TASK PROMPT
Skipping all pictures, set down the lines of the listing from the first through the one with "ax.spines['bottom'].set_color('#d9d9d9')".

DATA EXTRACT
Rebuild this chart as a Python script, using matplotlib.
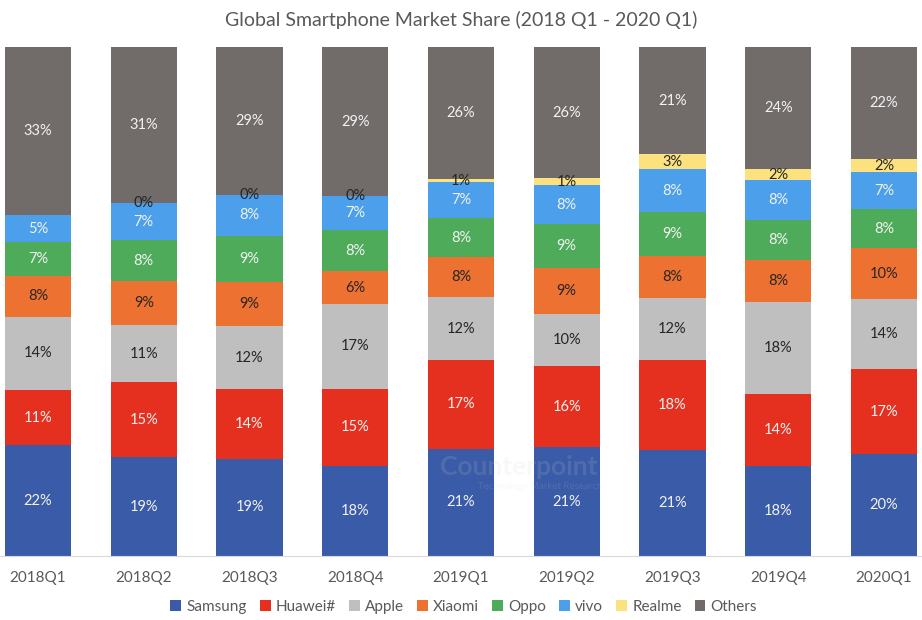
import matplotlib.pyplot as plt
import numpy as np

plt.rcParams['font.family'] = ['Lato', 'DejaVu Sans']

quarters = ['2018Q1', '2018Q2', '2018Q3', '2018Q4', '2019Q1',
            '2019Q2', '2019Q3', '2019Q4', '2020Q1']

# market share in %
samsung = [21.8, 19.4, 19.1, 17.7, 21.1, 21.4, 20.8, 17.7, 20.0]
huawei = [10.8, 14.7, 13.7, 15.2, 17.4, 15.9, 17.8, 14.1, 16.7]
apple = [14.4, 11.3, 12.3, 16.6, 12.3, 10.2, 12.0, 18.1, 13.8]
xiaomi = [8.0, 8.6, 8.8, 6.4, 7.9, 9.0, 8.4, 8.2, 10.0]
oppo = [6.6, 8.1, 8.9, 8.1, 7.7, 8.7, 8.6, 8.0, 7.6]
vivo = [5.3, 7.2, 8.2, 6.7, 7.0, 7.6, 8.4, 7.8, 7.4]
realme = [np.nan, 0.0, 0.0, 0.0, 0.7, 1.4, 2.9, 2.1, 2.4]
others = [33.1, 30.7, 29.0, 29.3, 25.9, 25.8, 21.1, 24.0, 22.1]

series = [
    ('Samsung', samsung, '#3a5ba7', '#f2f2f2'),
    ('Huawei#', huawei, '#e5301f', '#f2f2f2'),
    ('Apple', apple, '#bfbfbf', '#262626'),
    ('Xiaomi', xiaomi, '#ed7130', '#262626'),
    ('Oppo', oppo, '#4dab5a', '#f2f2f2'),
    ('vivo', vivo, '#4b9feb', '#f2f2f2'),
    ('Realme', realme, '#fbe27f', '#262626'),
    ('Others', others, '#716b6a', '#f2f2f2'),
]

fig = plt.figure(figsize=(9.22, 6.2), dpi=100)
ax = fig.add_axes([0, 0.1032, 1, 0.821])

x = np.arange(len(quarters))
bottom = np.zeros(len(quarters))
for name, vals, col, tcol in series:
    v = np.array(vals, dtype=float)
    h = np.nan_to_num(v)
    ax.bar(x, h, 0.625, bottom=bottom, color=col, label=name, linewidth=0)
    for i in range(len(x)):
        if np.isnan(v[i]):
            continue
        ax.text(x[i], bottom[i] + h[i] / 2, '%.0f%%' % v[i], ha='center',
                va='center', fontsize=10.5, color=tcol)
    bottom = bottom + h

ax.set_xlim(-0.36, 8.36)
ax.set_ylim(0, 100)
ax.set_xticks(x)
ax.set_xticklabels(quarters, fontsize=11, color='#595959')
ax.tick_params(axis='x', length=0, pad=11)
ax.set_yticks([])
for s in ['top', 'left', 'right']:
    ax.spines[s].set_visible(False)
ax.spines['bottom'].set_color('#d9d9d9')

# faint watermark
ax.text(4.55, 17.5, 'Counterpoint', ha='center', va='center', fontsize=19,
        fontweight='bold', color='#d0d0d0', alpha=0.15, zorder=5)
ax.text(4.75, 13.6, 'Technology Market Research', ha='center', va='center',
        fontsize=7, color='#d0d0d0', alpha=0.15, zorder=5)

fig.text(0.5, 1 - 20 / 620, 'Global Smartphone Market Share (2018 Q1 - 2020 Q1)',
         ha='center', va='center', fontsize=14, color='#595959')

fig.legend(loc='center', bbox_to_anchor=(0.503, 0.021), ncol=8, frameon=False,
           fontsize=11, labelcolor='#595959', handlelength=0.7,
           handleheight=0.7, handletextpad=0.35, columnspacing=0.85)

plt.savefig('out.png')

WORKED ANSWER
Rebuild this chart as a Python script, using matplotlib.
import matplotlib.pyplot as plt
import numpy as np

plt.rcParams['font.family'] = ['Lato', 'DejaVu Sans']

quarters = ['2018Q1', '2018Q2', '2018Q3', '2018Q4', '2019Q1',
            '2019Q2', '2019Q3', '2019Q4', '2020Q1']

# market share in %
samsung = [21.8, 19.4, 19.1, 17.7, 21.1, 21.4, 20.8, 17.7, 20.0]
huawei = [10.8, 14.7, 13.7, 15.2, 17.4, 15.9, 17.8, 14.1, 16.7]
apple = [14.4, 11.3, 12.3, 16.6, 12.3, 10.2, 12.0, 18.1, 13.8]
xiaomi = [8.0, 8.6, 8.8, 6.4, 7.9, 9.0, 8.4, 8.2, 10.0]
oppo = [6.6, 8.1, 8.9, 8.1, 7.7, 8.7, 8.6, 8.0, 7.6]
vivo = [5.3, 7.2, 8.2, 6.7, 7.0, 7.6, 8.4, 7.8, 7.4]
realme = [np.nan, 0.0, 0.0, 0.0, 0.7, 1.4, 2.9, 2.1, 2.4]
others = [33.1, 30.7, 29.0, 29.3, 25.9, 25.8, 21.1, 24.0, 22.1]

series = [
    ('Samsung', samsung, '#3a5ba7', '#f2f2f2'),
    ('Huawei#', huawei, '#e5301f', '#f2f2f2'),
    ('Apple', apple, '#bfbfbf', '#262626'),
    ('Xiaomi', xiaomi, '#ed7130', '#262626'),
    ('Oppo', oppo, '#4dab5a', '#f2f2f2'),
    ('vivo', vivo, '#4b9feb', '#f2f2f2'),
    ('Realme', realme, '#fbe27f', '#262626'),
    ('Others', others, '#716b6a', '#f2f2f2'),
]

fig = plt.figure(figsize=(9.22, 6.2), dpi=100)
ax = fig.add_axes([0, 0.1032, 1, 0.821])

x = np.arange(len(quarters))
bottom = np.zeros(len(quarters))
for name, vals, col, tcol in series:
    v = np.array(vals, dtype=float)
    h = np.nan_to_num(v)
    ax.bar(x, h, 0.625, bottom=bottom, color=col, label=name, linewidth=0)
    for i in range(len(x)):
        if np.isnan(v[i]):
            continue
        ax.text(x[i], bottom[i] + h[i] / 2, '%.0f%%' % v[i], ha='center',
                va='center', fontsize=10.5, color=tcol)
    bottom = bottom + h

ax.set_xlim(-0.36, 8.36)
ax.set_ylim(0, 100)
ax.set_xticks(x)
ax.set_xticklabels(quarters, fontsize=11, color='#595959')
ax.tick_params(axis='x', length=0, pad=11)
ax.set_yticks([])
for s in ['top', 'left', 'right']:
    ax.spines[s].set_visible(False)
ax.spines['bottom'].set_color('#d9d9d9')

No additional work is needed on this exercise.